Sur la plaque qui va être dévoilée
tout à l’heure, vous ne trouverez pas seulement les noms de Janine et
Madeleine Blum, jeunes lycéennes arrachées à leur jeunesse et envoyées
en déportation, mais aussi celui d’Emile Baas, mon Père, professeur de
philosophie au lycée Foch pendant ces années sombres.
La rencontre entre nos deux
familles, la vôtre , chère Janine, et la mienne, relève du hasard. Vos
parents, au gré des déplacements liés à la politique anti-sémite,
avaient trouvé refuge dans le village de St Geniez d’Olt. Les miens
passaient quelques jours de vacances avec leurs aînés et les parents de
ma mère. Les deux familles se sont rencontrées et ont sympathisé.

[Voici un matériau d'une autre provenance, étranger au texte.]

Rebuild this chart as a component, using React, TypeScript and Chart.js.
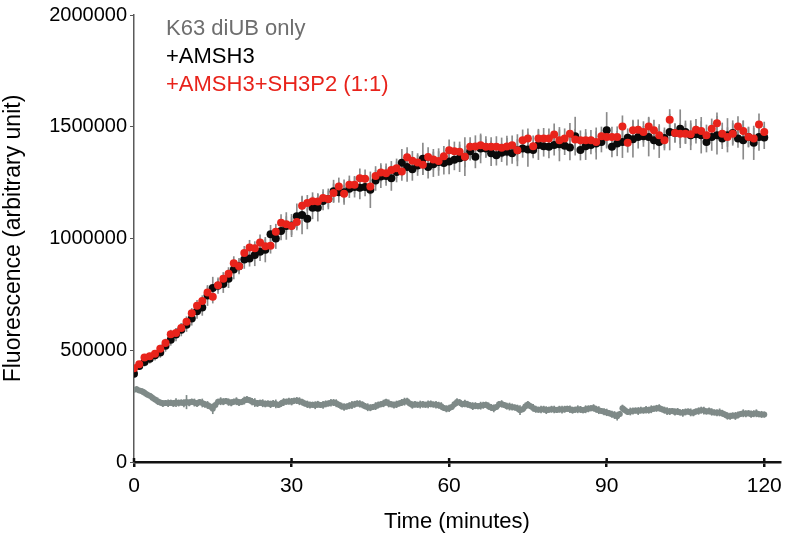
import React, { useEffect, useRef } from "react";
import { Chart, registerables } from "chart.js";

Chart.register(...registerables);

// ---- data (fluorescence values in thousands of arbitrary units) ----
const xTicks = [0, 30, 60, 90, 120];
const yTicks = [0, 500000, 1000000, 1500000, 2000000];
const legendLabels = ["K63 diUB only", "+AMSH3", "+AMSH3+SH3P2 (1:1)"];
const legendColors = ["#6e6e6e", "#000000", "#e8231b"];

// minutes, sampled every 1 min (AMSH3 series) and every 0.5 min (diUB only)
const minutesFull = Array.from({ length: 121 }, (_, i) => i);
const minutesHalf = Array.from({ length: 241 }, (_, i) => i / 2);

const amsh3 = [
  395, 430, 447, 462, 478, 490, 520, 547, 570, 592,
  614, 642, 674, 691, 745, 779, 789, 796, 820, 861,
  876, 906, 911, 926, 941, 950, 1019, 1000, 1034, 1056,
  1058, 1100, 1105, 1088, 1138, 1138, 1168, 1177, 1211, 1207,
  1207, 1223, 1230, 1227, 1230, 1218, 1260, 1277, 1280, 1270,
  1298, 1339, 1320, 1310, 1327, 1357, 1320, 1332, 1342, 1338,
  1344, 1352, 1359, 1366, 1390, 1366, 1403, 1403, 1381, 1373,
  1384, 1388, 1381, 1395, 1403, 1398, 1396, 1418, 1413, 1410,
  1418, 1422, 1415, 1407, 1458, 1396, 1413, 1418, 1425, 1432,
  1484, 1410, 1425, 1432, 1451, 1444, 1454, 1457, 1454, 1440,
  1432, 1450, 1476, 1472, 1491, 1476, 1462, 1466, 1462, 1432,
  1454, 1462, 1447, 1462, 1472, 1447, 1440, 1454, 1428, 1454,
  1452,
];

const amsh3Err = [
  12, 15, 18, 20, 22, 22, 25, 25, 28, 28,
  30, 30, 32, 35, 45, 48, 35, 38, 40, 42,
  35, 40, 35, 48, 40, 55, 40, 45, 40, 60,
  50, 55, 85, 45, 50, 60, 40, 45, 50, 45,
  55, 40, 45, 50, 40, 80, 45, 50, 42, 55,
  45, 60, 65, 50, 45, 70, 50, 55, 60, 50,
  55, 45, 60, 85, 40, 50, 65, 40, 55, 45,
  40, 60, 45, 70, 40, 75, 35, 65, 45, 50,
  45, 75, 40, 55, 85, 45, 60, 40, 70, 45,
  80, 45, 55, 70, 40, 80, 50, 45, 85, 40,
  70, 45, 80, 40, 85, 50, 65, 40, 80, 45,
  60, 85, 45, 75, 55, 40, 85, 45, 75, 60,
  50,
];

const amsh3Sh3p2 = [
  419, 437, 468, 473, 484, 507, 532, 572, 577, 599,
  628, 665, 699, 720, 758, 739, 791, 820, 842, 889,
  876, 935, 960, 956, 982, 965, 968, 1030, 1071, 1064,
  1056, 1074, 1147, 1159, 1167, 1165, 1181, 1177, 1204, 1233,
  1200, 1240, 1240, 1270, 1267, 1233, 1280, 1295, 1292, 1307,
  1314, 1300, 1363, 1348, 1340, 1330, 1365, 1353, 1347, 1368,
  1395, 1390, 1388, 1366, 1410, 1412, 1417, 1410, 1410, 1410,
  1406, 1412, 1417, 1395, 1440, 1447, 1413, 1447, 1447, 1447,
  1465, 1440, 1447, 1469, 1443, 1440, 1440, 1440, 1432, 1457,
  1454, 1454, 1454, 1501, 1428, 1484, 1487, 1477, 1501, 1484,
  1462, 1440, 1531, 1472, 1469, 1469, 1466, 1487, 1481, 1462,
  1491, 1516, 1469, 1454, 1469, 1501, 1481, 1454, 1447, 1510,
  1477,
];

const amsh3Sh3p2Err = [
  10, 12, 14, 14, 16, 16, 18, 18, 20, 20,
  22, 22, 24, 24, 26, 28, 26, 28, 28, 30,
  30, 30, 32, 30, 34, 32, 34, 34, 36, 34,
  38, 36, 38, 34, 38, 36, 38, 36, 40, 38,
  38, 40, 38, 42, 40, 38, 42, 40, 42, 38,
  42, 40, 44, 42, 40, 44, 42, 46, 42, 44,
  46, 42, 44, 46, 42, 48, 44, 46, 42, 46,
  44, 46, 42, 48, 46, 44, 46, 42, 46, 44,
  48, 46, 44, 46, 46, 42, 48, 44, 46, 42,
  46, 44, 46, 48, 42, 46, 44, 46, 42, 46,
  48, 44, 46, 42, 46, 44, 48, 46, 42, 46,
  44, 46, 48, 42, 46, 44, 46, 42, 46, 48,
  44,
];

const diubOnly = [
  323, 326, 320, 316, 310, 302, 296, 288, 280, 272,
  266, 262, 264, 263, 265, 262, 266, 264, 266, 263,
  268, 265, 270, 266, 262, 268, 264, 258, 255, 248,
  238, 255, 270, 272, 270, 273, 268, 265, 270, 272,
  266, 268, 275, 280, 276, 270, 266, 262, 265, 263,
  260, 262, 258, 262, 260, 255, 262, 268, 270, 272,
  270, 274, 275, 272, 268, 262, 258, 255, 256, 254,
  258, 255, 256, 260, 262, 265, 266, 263, 256, 250,
  246, 248, 252, 255, 258, 262, 260, 256, 250, 245,
  243, 246, 250, 255, 258, 262, 268, 262, 258, 255,
  258, 262, 266, 270, 272, 262, 255, 258, 256, 257,
  258, 256, 258, 260, 257, 256, 254, 250, 242, 238,
  240, 246, 258, 268, 266, 258, 262, 258, 254, 250,
  252, 250, 252, 254, 256, 250, 244, 240, 246, 258,
  260, 255, 250, 248, 246, 244, 240, 232, 236, 248,
  257, 250, 242, 236, 234, 235, 236, 232, 234, 236,
  235, 233, 236, 234, 236, 238, 236, 232, 234, 236,
  235, 232, 236, 238, 240, 242, 236, 232, 228, 225,
  222, 218, 214, 210, 205, 215, 240, 232, 224, 226,
  228, 230, 228, 232, 230, 234, 232, 236, 238, 240,
  242, 236, 232, 228, 226, 228, 224, 226, 222, 220,
  224, 226, 222, 220, 226, 228, 232, 230, 226, 228,
  224, 222, 220, 222, 218, 212, 206, 205, 208, 206,
  210, 215, 218, 216, 218, 214, 216, 218, 214, 213,
  212,
];

const diubOnlyErr = [
  10, 12, 10, 12, 14, 12, 10, 14, 12, 15,
  12, 14, 12, 15, 12, 14, 18, 14, 12, 16,
  30, 14, 12, 16, 14, 12, 18, 14, 16, 12,
  22, 14, 12, 16, 14, 12, 15, 14, 12, 16,
  14, 12, 16, 14, 12, 15, 18, 14, 12, 16,
  14, 12, 15, 14, 18, 12, 14, 16, 12, 14,
  15, 12, 14, 16, 14, 12, 15, 14, 12, 16,
  14, 12, 16, 14, 12, 15, 14, 16, 12, 14,
  15, 12, 14, 16, 14, 12, 15, 14, 12, 16,
  14, 12, 16, 14, 12, 15, 14, 16, 12, 14,
  15, 12, 14, 16, 14, 12, 15, 14, 12, 16,
  14, 12, 16, 14, 12, 15, 14, 16, 12, 14,
  15, 12, 14, 16, 14, 12, 15, 14, 12, 16,
  14, 12, 16, 14, 12, 15, 14, 16, 12, 14,
  15, 12, 14, 16, 14, 12, 15, 20, 12, 16,
  14, 12, 16, 14, 12, 15, 14, 16, 12, 14,
  15, 12, 14, 16, 14, 12, 15, 14, 12, 16,
  14, 12, 16, 14, 12, 15, 14, 16, 12, 14,
  15, 12, 14, 16, 18, 12, 15, 14, 12, 16,
  14, 12, 16, 14, 12, 15, 14, 16, 12, 14,
  15, 12, 14, 16, 14, 12, 15, 14, 12, 16,
  14, 12, 16, 14, 12, 15, 14, 16, 12, 14,
  15, 12, 14, 16, 14, 12, 15, 14, 12, 16,
  14, 12, 16, 14, 12, 15, 14, 16, 12, 14,
  12,
];

const FONT = '"Liberation Sans", Arial, Helvetica, sans-serif';

const toPoints = (t: number[], v: number[]) =>
  t.map((x, i) => ({ x, y: v[i] * 1000 }));
const toBars = (t: number[], v: number[], e: number[]) =>
  t.map((x, i) => ({ x, y: [(v[i] - e[i]) * 1000, (v[i] + e[i]) * 1000] }));

const legendPlugin = {
  id: "legendText",
  afterDraw(chart: any) {
    const ctx = chart.ctx;
    ctx.save();
    ctx.font = `22px ${FONT}`;
    ctx.textAlign = "left";
    ctx.textBaseline = "alphabetic";
    legendLabels.forEach((label, i) => {
      ctx.fillStyle = legendColors[i];
      ctx.fillText(label, 166, 35 + i * 28);
    });
    ctx.restore();
  },
};

const xTickUpPlugin = {
  id: "xTickUp",
  afterDraw(chart: any) {
    const ctx = chart.ctx;
    const xs = chart.scales.x;
    const bottom = chart.chartArea.bottom;
    ctx.save();
    ctx.strokeStyle = "#111";
    ctx.lineWidth = 2.5;
    xTicks.forEach((t) => {
      const px = xs.getPixelForValue(t);
      ctx.beginPath();
      ctx.moveTo(px, bottom - 4);
      ctx.lineTo(px, bottom);
      ctx.stroke();
    });
    ctx.restore();
  },
};

export default function App() {
  const ref = useRef<HTMLCanvasElement | null>(null);

  useEffect(() => {
    document.body.style.margin = "0";
    if (!ref.current) return;
    const barCommon = {
      type: "bar" as const,
      barThickness: 1,
      grouped: false,
      borderWidth: 0,
      backgroundColor: "#8a8a8a",
    };
    const chart = new Chart(ref.current, {
      type: "scatter",
      data: {
        datasets: [
          { ...barCommon, data: toBars(minutesHalf, diubOnly, diubOnlyErr), order: 6, backgroundColor: "#7f8a88" } as any,
          { ...barCommon, data: toBars(minutesFull, amsh3, amsh3Err), order: 5 } as any,
          { ...barCommon, data: toBars(minutesFull, amsh3Sh3p2, amsh3Sh3p2Err), order: 4 } as any,
          {
            type: "scatter",
            label: legendLabels[0],
            data: toPoints(minutesHalf, diubOnly),
            pointRadius: 3,
            pointBorderWidth: 0,
            pointBackgroundColor: "#7f8a88",
            order: 3,
          },
          {
            type: "scatter",
            label: legendLabels[1],
            data: toPoints(minutesFull, amsh3),
            pointRadius: 4,
            pointBorderWidth: 0,
            pointBackgroundColor: "#0a0a0a",
            order: 2,
          },
          {
            type: "scatter",
            label: legendLabels[2],
            data: toPoints(minutesFull, amsh3Sh3p2),
            pointRadius: 4,
            pointBorderWidth: 0,
            pointBackgroundColor: "#e8231b",
            order: 1,
          },
        ] as any,
      },
      options: {
        animation: false,
        responsive: false,
        devicePixelRatio: 1,
        layout: { padding: { top: 9, right: 16, left: 0, bottom: 0 } },
        plugins: {
          legend: { display: false },
          tooltip: { enabled: false },
        },
        scales: {
          x: {
            type: "linear",
            min: 0,
            max: 123,
            offset: false,
            afterBuildTicks: (s: any) => {
              s.ticks = xTicks.map((value) => ({ value }));
            },
            afterFit: (s: any) => {
              s.height = 77;
            },
            grid: {
              offset: false,
              drawOnChartArea: false,
              drawTicks: true,
              tickLength: 5,
              color: "#111",
              lineWidth: 2.5,
            },
            border: { display: true, color: "#111", width: 2.5 },
            ticks: {
              color: "#000",
              font: { family: FONT, size: 21 },
              padding: 7,
              maxRotation: 0,
              callback: (v: any) => String(v),
            },
            title: {
              display: true,
              text: "Time (minutes)",
              color: "#000",
              font: { family: FONT, size: 22 },
              padding: { top: 0, bottom: 4 },
            },
          },
          y: {
            type: "linear",
            min: 0,
            max: 2000000,
            afterBuildTicks: (s: any) => {
              s.ticks = yTicks.map((value) => ({ value }));
            },
            afterFit: (s: any) => {
              s.width = 134;
            },
            grid: {
              drawOnChartArea: false,
              drawTicks: true,
              tickLength: 4,
              color: "#555",
              lineWidth: 1,
            },
            border: { display: true, color: "#5a5a5a", width: 1.5 },
            ticks: {
              color: "#000",
              font: { family: FONT, size: 20 },
              padding: 3,
              callback: (v: any) => String(v),
            },
            title: {
              display: true,
              text: "Fluorescence (arbitrary unit)",
              color: "#000",
              font: { family: FONT, size: 23 },
              padding: { top: 0, bottom: 0 },
            },
          },
        },
      } as any,
      plugins: [legendPlugin, xTickUpPlugin],
    });
    return () => chart.destroy();
  }, []);

  return (
    <div style={{ width: 796, height: 539 }}>
      <canvas ref={ref} width={796} height={539} />
    </div>
  );
}
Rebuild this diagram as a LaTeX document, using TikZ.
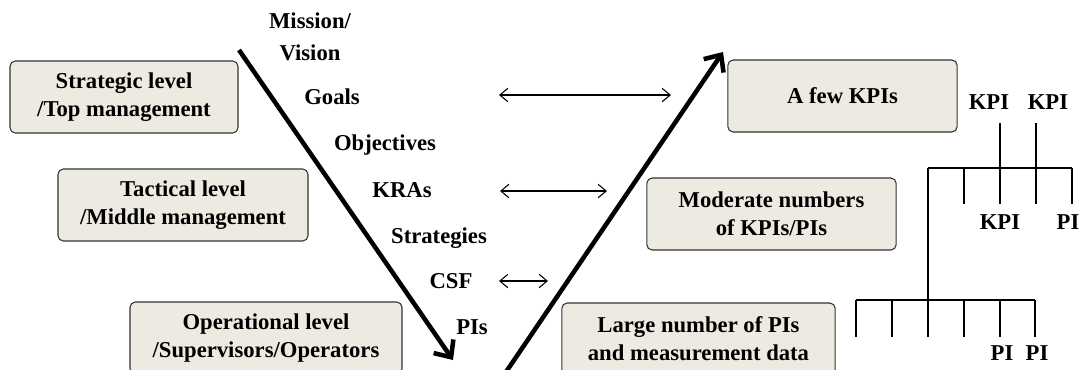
\documentclass[tikz,border=0pt]{standalone}
\usepackage{fontspec}
\setmainfont{Liberation Serif}
\usetikzlibrary{arrows.meta}
\definecolor{boxfill}{HTML}{EDEBE1}
\definecolor{boxline}{HTML}{333333}
\tikzset{
  levelbox/.style={draw=boxline, fill=boxfill, line width=0.8pt, rounded corners=4pt, align=center, minimum height=54pt, inner sep=2pt},
  tag/.style={align=center, text depth=0pt, inner sep=0pt},
  bigarrow/.style={line width=3.4pt, -{Straight Barb[length=10pt,width=18pt]}},
  link/.style={line width=0.8pt, {Straight Barb[length=6pt,width=10pt]}-{Straight Barb[length=6pt,width=10pt]}},
  tree/.style={line width=0.9pt}
}

\begin{document}
\begin{tikzpicture}[x=0.75pt, y=-0.75pt, font=\bfseries\fontsize{17}{21}\selectfont]
\useasboundingbox (0,0) rectangle (1082,369);

% Level boxes (left)
\node[levelbox, minimum width=171pt] (strat) at (124,97) {Strategic level\\/Top management};
\node[levelbox, minimum width=187.5pt] (tact) at (183,205) {Tactical level\\/Middle management};
\node[levelbox, minimum width=204pt] (oper) at (266,338) {Operational level\\/Supervisors/Operators};

% KPI boxes (right)
\node[levelbox, minimum width=172pt] (few) at (842.5,96) {A few KPIs};
\node[levelbox, minimum width=187pt] (moder) at (771.5,214) {Moderate numbers\\of KPIs/PIs};
\node[levelbox, minimum width=205pt] (large) at (698.5,339) {Large number of PIs\\and measurement data};

% Steps down the V
\node[align=center, inner sep=0pt] (mission) at (310,37) {Mission/\\[3pt]Vision};
\foreach \name/\x/\y/\label in {goals/332/97/Goals, objec/385/143/Objectives, kras/402/190/KRAs,
    strats/439/236/Strategies, csf/451/281/CSF, pis/472/327/PIs} {
    \node[tag] (\name) at (\x,\y) {\label};
}

% Main arrows
\coordinate (dtop) at (239,50);
\coordinate (dtip) at (453,360);
\coordinate (ubot) at (506,372);
\coordinate (utip) at (723,52);
\draw[bigarrow] (dtop) -- (dtip);
\draw[bigarrow] (ubot) -- (utip);

% Links between levels
\foreach \y/\xa/\xb in {95/499/671, 191/500/607, 281/499/548} {
    \coordinate (la) at (\xa,\y);
    \coordinate (lb) at (\xb,\y);
    \draw[link] (la) -- (lb);
}

% KPI tree
\node[tag] (kpiA) at (989,102) {KPI};
\node[tag] (kpiB) at (1048,102) {KPI};
\node[tag] (kpiC) at (1000,222) {KPI};
\node[tag] (piA) at (1068,222) {PI};
\node[tag] (piB) at (1002,353) {PI};
\node[tag] (piC) at (1037,353) {PI};

\draw[tree] (928,168) -- (1072,168);   % upper bar
\draw[tree] (856,300) -- (1035,300);   % lower bar
\draw[tree] (928,168) -- (928,337);    % trunk
\foreach \x in {1000,1036} {
    \draw[tree] (\x,123) -- (\x,204);
}
\foreach \x in {964,1072} {
    \draw[tree] (\x,168) -- (\x,204);
}
\foreach \x in {856,892,964,1000,1035} {
    \draw[tree] (\x,300) -- (\x,337);
}

\end{tikzpicture}
\end{document}
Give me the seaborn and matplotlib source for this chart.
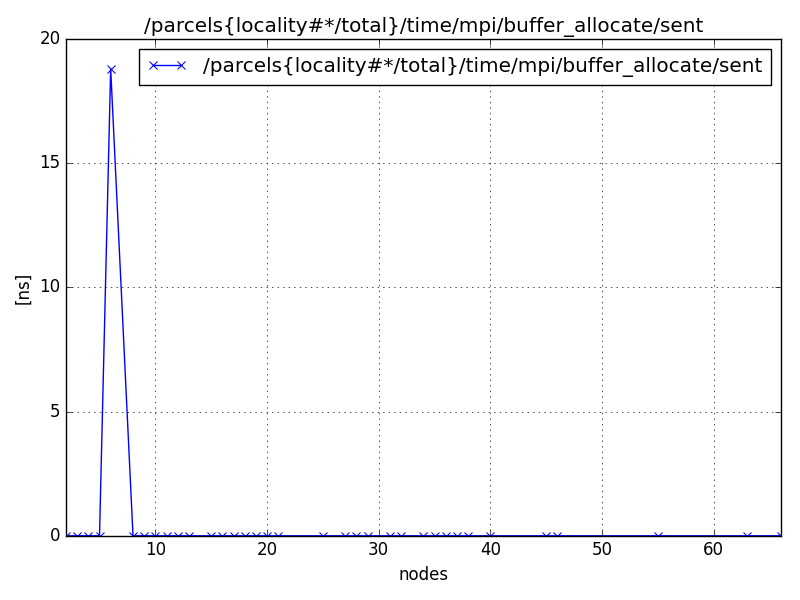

Apprenant que mon Père était professeur au lycée de garçons , les Blum
lui ont demandé d’être correspondant de leurs deux filles, inscrites au
lycée de jeunes - filles. Bien entendu, il accepta volontiers cette
mission ; Mais, quand quelques mois plus tard il apprit que vous aviez
été arrêtées lors d’une rafle, son premier souci a été de prévenir vos
parents, de les mettre en garde face à un légitime désir d’aller vous
voir à la prison, et de leur recommander de quitter Saint- Geniez au
plus vite, avant l’arrivée des Allemands, ce qu’ils ont fait. La suite,
pour Janine et Madeleine, vous la connaissez,elles ont toutes deux subi
les horreurs de la déportation et Madeleine n’y a pas survécue.
Cette histoire, je n’étais pas née
lorsqu’elle est arrivée , mais mes parents me l’ont racontée quand
j’étais adolescente ; ils m’ont montré une photo sur laquelle se
trouvait Madeleine, ils n’avaient pas d’autres nouvelles que celle de
son décès et du retour de Janine. Cette histoire, pour moi le premier
contact concret avec la déportation, m’a bouleversée , comme elle avait
bouleversé mes parents et mes grands - parents. Mais, et c’est sur cela
que je voudrais insister, ce qui préoccupait le plus mes parents, ce
n’est pas tant ce qu’ils avaient fait (protéger vos parents), dont ils
n’ont d’ailleurs pas beaucoup parlé, que ce qu’ils n’avaient pas pu
empêcher. Plusieurs fois nous en avons parlé et c’est cet aspect qu’ils
retenaient le plus et qui les perturbait.
De votre côté Janine, il vous a fallu de longues années d’abord pour
oublier, et c’est bien normal, mais ensuite pour vouloir remonter les
fils de cette histoire si douloureuse et retrouver ceux qui y avaient
d’une façon ou d’une autre contribué. C’est aussi pour cela, chère
Janine, que lorsque vous avez repris contact avec ma famille, mon Père
étant déjà décédé, nous avons eu du mal parfois à remettre bout à bout
les pièces de votre histoire. Grâce aux recherches des uns et des
autres, vous avez pu y arriver après tant d’années et dès lors vous
n’avez eu de cesse d’en porter témoignage. Cette cérémonie en est
peut-être le point le plus important, pour que nul n’oublie mais plus
particulièrement les jeunes générations.
Vous avez voulu que mon Père soit
cité sur cette plaque et, au nom de ma famille, je vous en remercie ;
mais j’espère que là-haut, il ne nous en voudra pas : c’était un homme
discret qui n’a jamais cherché à se mettre en vedette. Les justes ne
sont pas seulement ceux qui se vantent.
Quant à nous, chère Janine, nous
sommes devenues amies. C’est en partie en hommage à votre sœur, mais
bien sûr aussi à vous, que j’ai toujours estimé, avant même que nous
nous retrouvions, que l’histoire de la Shoah était un temps fort de mon
enseignement C’est pour cette raison que j’ai tenu par deux fois à faire
le voyage à Auschwitz, avec des lycéens, cela me semblait nécessaire de
faire ce « devoir de mémoire » pour toutes les victimes, mais plus
particulièrement pour Madeleine et pour vous. Puissiez-vous maintenant,
chère Janine, après ces cérémonies, vous retrouver en paix avec
vous-même , votre famille , et ceux qui vous ont contribué à recomposer
ce passé si douloureux. C’est le souhait que je formule aujourd’hui.